▸ INSTRUCTION:
Below, find the line containing "Write the React, TypeScript" and the line containing "import * as"; reproduce exactly those two and every line between them, omitting pictures.

---*---

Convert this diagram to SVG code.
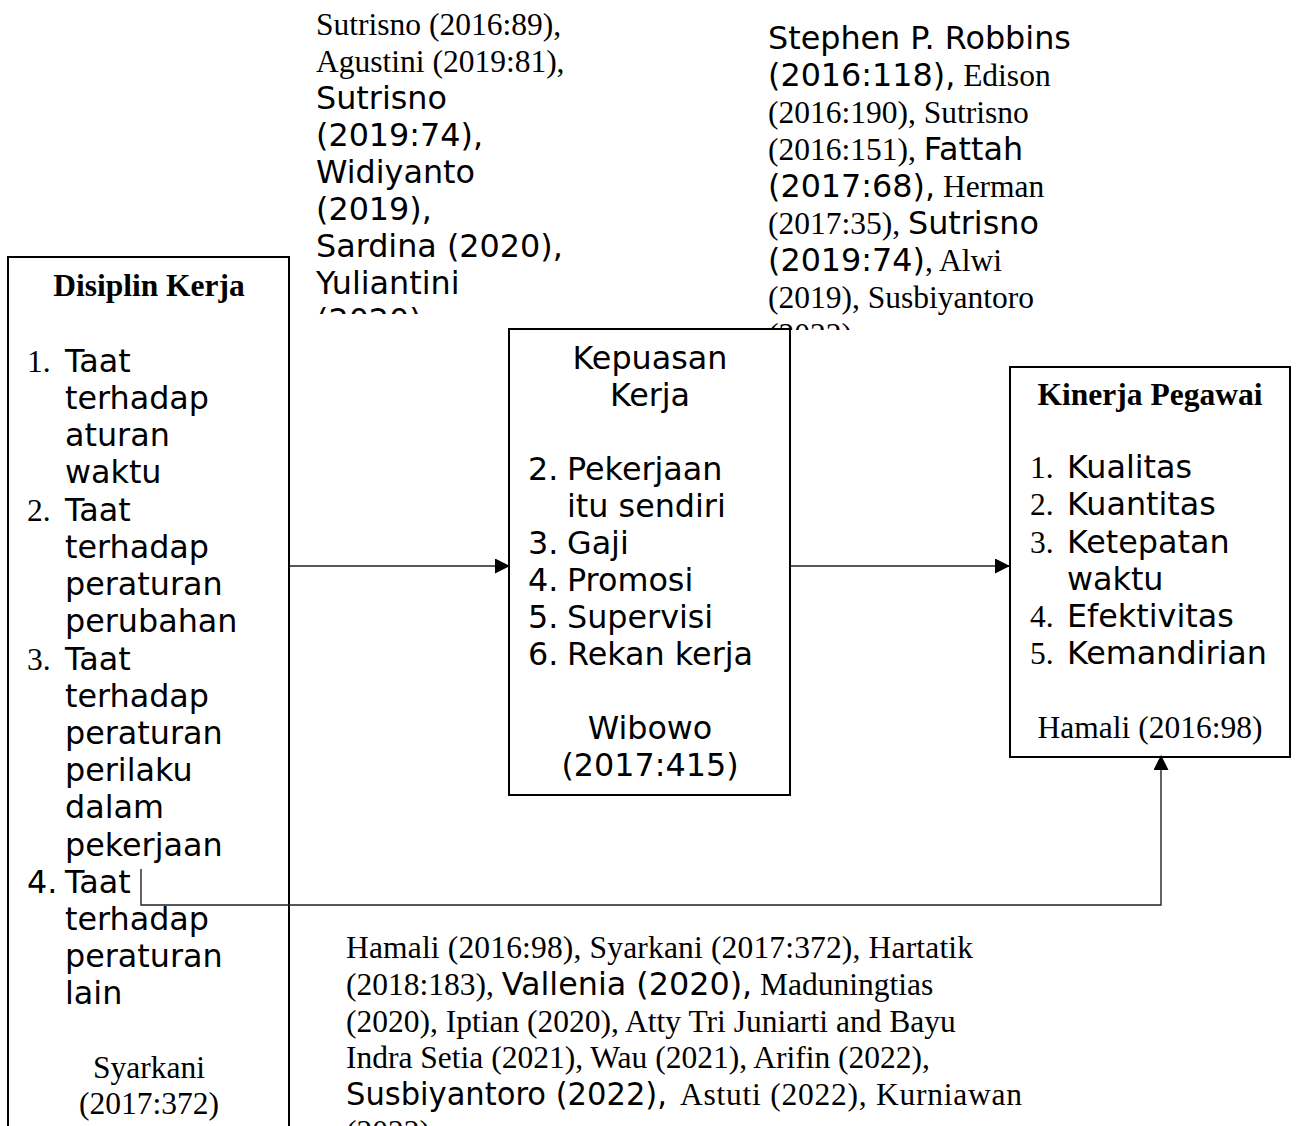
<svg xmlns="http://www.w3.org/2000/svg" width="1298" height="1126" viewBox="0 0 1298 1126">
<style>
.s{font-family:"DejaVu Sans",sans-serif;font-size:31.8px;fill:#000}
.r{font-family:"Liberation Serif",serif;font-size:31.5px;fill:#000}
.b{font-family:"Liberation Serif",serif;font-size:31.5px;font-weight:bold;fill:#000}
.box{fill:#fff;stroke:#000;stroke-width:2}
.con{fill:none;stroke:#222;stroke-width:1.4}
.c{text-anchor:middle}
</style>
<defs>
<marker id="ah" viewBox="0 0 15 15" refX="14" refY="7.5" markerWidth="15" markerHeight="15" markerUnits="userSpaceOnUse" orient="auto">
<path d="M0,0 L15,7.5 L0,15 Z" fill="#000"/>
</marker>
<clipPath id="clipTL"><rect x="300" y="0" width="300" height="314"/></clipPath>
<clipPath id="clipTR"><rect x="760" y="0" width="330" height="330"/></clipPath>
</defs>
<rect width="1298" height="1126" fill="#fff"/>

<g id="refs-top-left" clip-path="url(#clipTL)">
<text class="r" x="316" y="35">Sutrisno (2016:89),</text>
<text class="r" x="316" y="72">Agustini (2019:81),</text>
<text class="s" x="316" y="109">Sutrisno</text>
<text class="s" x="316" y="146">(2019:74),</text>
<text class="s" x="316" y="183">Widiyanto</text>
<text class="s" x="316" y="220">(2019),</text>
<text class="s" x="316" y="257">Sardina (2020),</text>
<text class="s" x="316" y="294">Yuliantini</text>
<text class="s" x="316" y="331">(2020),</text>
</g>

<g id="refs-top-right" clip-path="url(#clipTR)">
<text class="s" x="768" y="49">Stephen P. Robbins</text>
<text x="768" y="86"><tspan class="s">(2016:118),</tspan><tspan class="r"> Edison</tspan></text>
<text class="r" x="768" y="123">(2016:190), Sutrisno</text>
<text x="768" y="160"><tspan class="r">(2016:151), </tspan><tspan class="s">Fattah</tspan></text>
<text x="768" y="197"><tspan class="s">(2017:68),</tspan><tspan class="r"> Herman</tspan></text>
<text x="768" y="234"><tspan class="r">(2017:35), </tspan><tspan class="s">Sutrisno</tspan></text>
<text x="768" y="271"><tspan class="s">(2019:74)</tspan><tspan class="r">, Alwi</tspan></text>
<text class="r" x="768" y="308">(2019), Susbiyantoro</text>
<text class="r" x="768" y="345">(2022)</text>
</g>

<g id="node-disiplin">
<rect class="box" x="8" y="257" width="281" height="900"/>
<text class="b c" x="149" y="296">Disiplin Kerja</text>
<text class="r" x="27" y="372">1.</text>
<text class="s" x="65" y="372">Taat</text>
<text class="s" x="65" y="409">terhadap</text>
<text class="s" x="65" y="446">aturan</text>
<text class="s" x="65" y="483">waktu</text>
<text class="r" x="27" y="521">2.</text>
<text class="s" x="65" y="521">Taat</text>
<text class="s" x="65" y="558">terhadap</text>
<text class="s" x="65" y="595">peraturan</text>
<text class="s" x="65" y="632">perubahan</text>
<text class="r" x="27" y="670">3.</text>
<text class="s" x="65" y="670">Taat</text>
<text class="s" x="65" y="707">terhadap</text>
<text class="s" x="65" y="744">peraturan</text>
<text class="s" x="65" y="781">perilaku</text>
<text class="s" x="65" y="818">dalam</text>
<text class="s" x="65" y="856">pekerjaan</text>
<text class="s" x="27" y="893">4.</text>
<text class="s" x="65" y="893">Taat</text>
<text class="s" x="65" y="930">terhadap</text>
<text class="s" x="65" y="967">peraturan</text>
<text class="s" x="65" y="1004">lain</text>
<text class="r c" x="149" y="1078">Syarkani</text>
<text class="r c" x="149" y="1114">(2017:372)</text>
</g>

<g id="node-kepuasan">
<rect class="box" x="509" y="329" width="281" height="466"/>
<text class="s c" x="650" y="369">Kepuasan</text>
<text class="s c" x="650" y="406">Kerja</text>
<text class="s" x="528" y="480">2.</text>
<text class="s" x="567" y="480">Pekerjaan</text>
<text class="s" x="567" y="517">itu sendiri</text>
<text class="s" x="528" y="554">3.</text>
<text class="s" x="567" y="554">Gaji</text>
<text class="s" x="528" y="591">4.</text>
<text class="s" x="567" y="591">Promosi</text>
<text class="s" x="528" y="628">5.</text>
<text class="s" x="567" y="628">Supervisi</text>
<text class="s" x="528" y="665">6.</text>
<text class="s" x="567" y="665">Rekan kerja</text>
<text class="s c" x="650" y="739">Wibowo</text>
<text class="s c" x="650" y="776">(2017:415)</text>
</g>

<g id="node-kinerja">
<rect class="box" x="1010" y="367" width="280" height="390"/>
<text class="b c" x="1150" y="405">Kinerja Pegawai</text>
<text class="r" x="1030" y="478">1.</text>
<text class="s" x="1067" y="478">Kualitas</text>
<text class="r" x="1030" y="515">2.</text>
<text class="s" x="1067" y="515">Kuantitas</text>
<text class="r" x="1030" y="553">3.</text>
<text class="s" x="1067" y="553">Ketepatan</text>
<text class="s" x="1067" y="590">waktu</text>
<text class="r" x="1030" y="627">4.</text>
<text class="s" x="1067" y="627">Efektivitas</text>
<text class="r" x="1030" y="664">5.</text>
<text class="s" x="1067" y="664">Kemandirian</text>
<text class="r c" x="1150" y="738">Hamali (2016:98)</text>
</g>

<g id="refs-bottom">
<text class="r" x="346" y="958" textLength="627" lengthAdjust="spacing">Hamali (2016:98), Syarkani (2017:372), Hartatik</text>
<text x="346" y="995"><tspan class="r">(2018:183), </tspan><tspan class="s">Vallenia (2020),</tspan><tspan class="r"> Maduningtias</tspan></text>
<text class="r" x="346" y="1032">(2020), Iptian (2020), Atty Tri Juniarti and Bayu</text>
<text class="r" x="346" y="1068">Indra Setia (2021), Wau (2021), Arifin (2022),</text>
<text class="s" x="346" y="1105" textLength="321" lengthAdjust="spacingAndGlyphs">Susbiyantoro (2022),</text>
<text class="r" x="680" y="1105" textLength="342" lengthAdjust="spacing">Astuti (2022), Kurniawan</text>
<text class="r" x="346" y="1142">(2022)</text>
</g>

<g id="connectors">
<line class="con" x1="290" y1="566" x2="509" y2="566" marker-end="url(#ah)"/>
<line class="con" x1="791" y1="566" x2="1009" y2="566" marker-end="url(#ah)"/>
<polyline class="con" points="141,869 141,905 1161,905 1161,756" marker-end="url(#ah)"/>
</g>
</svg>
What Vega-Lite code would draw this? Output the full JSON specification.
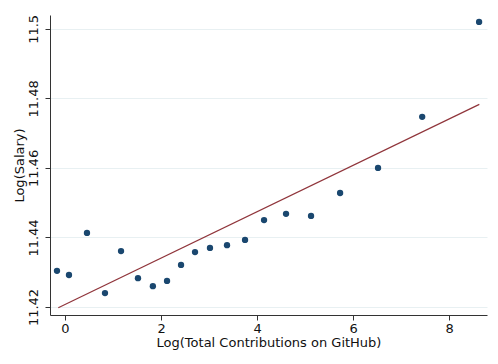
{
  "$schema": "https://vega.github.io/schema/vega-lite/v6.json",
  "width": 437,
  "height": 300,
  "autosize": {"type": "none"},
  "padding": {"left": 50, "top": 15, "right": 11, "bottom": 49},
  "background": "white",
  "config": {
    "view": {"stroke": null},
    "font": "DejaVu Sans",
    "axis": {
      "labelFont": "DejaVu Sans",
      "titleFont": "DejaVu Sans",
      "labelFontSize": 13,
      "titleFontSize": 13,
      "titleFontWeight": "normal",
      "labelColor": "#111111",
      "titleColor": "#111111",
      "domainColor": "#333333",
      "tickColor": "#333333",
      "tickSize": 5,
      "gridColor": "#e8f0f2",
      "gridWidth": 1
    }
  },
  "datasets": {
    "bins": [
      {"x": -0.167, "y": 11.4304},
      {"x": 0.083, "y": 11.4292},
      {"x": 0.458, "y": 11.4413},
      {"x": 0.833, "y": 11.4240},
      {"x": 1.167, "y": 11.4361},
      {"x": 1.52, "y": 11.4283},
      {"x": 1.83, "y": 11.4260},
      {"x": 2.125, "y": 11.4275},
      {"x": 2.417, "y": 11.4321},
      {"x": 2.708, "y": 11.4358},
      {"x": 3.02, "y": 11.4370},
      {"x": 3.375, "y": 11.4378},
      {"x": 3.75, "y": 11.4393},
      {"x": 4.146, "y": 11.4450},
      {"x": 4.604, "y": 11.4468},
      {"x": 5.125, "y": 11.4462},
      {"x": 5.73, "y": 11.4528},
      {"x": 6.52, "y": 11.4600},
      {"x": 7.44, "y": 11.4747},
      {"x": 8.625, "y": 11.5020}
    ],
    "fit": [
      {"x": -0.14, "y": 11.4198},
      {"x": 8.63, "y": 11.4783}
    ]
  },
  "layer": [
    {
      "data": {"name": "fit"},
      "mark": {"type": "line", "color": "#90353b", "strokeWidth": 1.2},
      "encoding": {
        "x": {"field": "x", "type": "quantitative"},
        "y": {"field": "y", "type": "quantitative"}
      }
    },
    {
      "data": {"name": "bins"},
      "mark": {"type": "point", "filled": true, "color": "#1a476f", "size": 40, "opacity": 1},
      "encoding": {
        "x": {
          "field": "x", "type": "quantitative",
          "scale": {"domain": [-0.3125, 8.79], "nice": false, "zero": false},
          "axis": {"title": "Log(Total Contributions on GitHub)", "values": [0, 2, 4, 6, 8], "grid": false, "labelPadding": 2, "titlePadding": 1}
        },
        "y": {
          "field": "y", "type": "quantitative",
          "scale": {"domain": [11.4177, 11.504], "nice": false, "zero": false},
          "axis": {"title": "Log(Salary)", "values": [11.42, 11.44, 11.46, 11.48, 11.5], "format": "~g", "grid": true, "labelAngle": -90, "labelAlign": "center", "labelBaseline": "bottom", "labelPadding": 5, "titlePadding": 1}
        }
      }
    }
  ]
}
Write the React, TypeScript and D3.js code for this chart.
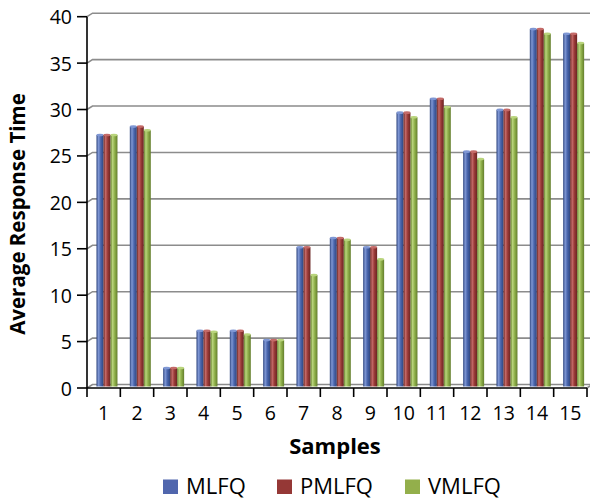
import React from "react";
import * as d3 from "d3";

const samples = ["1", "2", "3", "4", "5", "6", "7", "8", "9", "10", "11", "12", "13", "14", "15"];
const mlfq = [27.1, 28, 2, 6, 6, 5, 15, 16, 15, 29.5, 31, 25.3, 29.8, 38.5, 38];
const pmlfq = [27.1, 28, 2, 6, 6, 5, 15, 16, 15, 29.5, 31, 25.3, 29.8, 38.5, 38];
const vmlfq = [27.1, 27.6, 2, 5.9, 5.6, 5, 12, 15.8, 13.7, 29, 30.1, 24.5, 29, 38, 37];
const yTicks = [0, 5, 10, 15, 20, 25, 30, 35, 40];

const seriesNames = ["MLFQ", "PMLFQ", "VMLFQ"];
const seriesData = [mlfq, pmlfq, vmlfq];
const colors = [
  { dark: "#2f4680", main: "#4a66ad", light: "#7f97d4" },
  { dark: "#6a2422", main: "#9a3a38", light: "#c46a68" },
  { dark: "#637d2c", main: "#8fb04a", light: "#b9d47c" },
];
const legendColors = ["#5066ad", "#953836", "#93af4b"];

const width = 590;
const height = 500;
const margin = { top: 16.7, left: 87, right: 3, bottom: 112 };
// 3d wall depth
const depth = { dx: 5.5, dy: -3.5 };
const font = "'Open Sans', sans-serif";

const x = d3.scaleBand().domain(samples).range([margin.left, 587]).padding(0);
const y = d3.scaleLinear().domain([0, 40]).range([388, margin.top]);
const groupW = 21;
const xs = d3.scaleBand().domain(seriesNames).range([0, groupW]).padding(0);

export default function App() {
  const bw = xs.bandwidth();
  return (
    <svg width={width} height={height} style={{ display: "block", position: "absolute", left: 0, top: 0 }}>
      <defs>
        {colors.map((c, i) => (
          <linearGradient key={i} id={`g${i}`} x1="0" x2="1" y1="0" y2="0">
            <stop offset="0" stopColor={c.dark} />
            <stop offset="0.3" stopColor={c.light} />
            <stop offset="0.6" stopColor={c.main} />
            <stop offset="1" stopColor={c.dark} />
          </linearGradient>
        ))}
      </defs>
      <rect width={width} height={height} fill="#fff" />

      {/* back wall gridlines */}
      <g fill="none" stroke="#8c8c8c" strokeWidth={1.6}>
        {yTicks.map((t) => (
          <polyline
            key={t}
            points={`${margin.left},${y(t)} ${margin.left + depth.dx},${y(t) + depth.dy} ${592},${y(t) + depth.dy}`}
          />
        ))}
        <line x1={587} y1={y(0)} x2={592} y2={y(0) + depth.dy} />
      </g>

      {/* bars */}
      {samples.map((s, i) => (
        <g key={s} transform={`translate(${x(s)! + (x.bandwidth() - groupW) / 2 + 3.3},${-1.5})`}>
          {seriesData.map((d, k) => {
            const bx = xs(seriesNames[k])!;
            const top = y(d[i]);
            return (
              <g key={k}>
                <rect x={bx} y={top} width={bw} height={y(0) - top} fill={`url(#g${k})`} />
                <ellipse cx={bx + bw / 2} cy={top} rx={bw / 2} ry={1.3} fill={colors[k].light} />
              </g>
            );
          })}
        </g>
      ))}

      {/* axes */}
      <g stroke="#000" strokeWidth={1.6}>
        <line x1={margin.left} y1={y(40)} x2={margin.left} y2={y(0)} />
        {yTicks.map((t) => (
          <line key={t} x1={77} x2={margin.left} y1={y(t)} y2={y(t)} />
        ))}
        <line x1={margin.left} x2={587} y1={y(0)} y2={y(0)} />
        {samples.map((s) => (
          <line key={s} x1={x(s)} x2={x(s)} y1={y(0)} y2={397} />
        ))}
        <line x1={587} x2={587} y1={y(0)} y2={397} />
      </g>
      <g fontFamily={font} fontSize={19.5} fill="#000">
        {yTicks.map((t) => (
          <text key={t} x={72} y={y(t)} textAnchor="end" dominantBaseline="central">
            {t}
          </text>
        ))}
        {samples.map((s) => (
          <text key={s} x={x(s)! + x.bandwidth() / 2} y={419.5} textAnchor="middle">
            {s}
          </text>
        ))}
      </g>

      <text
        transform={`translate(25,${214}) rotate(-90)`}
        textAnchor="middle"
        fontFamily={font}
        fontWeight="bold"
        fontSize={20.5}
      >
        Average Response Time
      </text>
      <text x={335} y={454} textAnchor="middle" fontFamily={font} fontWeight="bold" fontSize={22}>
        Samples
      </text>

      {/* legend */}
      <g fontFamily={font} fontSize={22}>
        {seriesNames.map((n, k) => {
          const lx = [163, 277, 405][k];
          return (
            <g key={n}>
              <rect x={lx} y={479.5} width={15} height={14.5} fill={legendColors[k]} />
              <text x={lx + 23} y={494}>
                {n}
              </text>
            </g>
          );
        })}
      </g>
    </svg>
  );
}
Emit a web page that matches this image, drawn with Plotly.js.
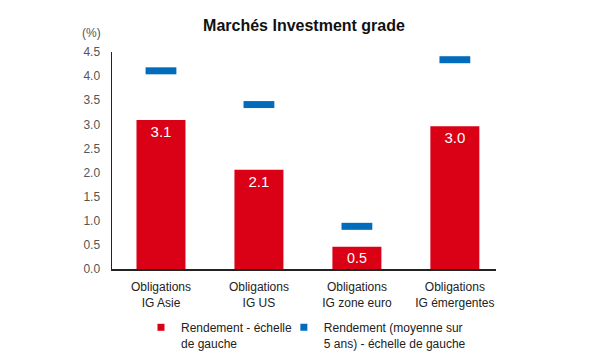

---*---

▸ COMPLETE RESPONSE:
Write the React, TypeScript and D3.js code for this chart.
import React from "react";
import * as d3 from "d3";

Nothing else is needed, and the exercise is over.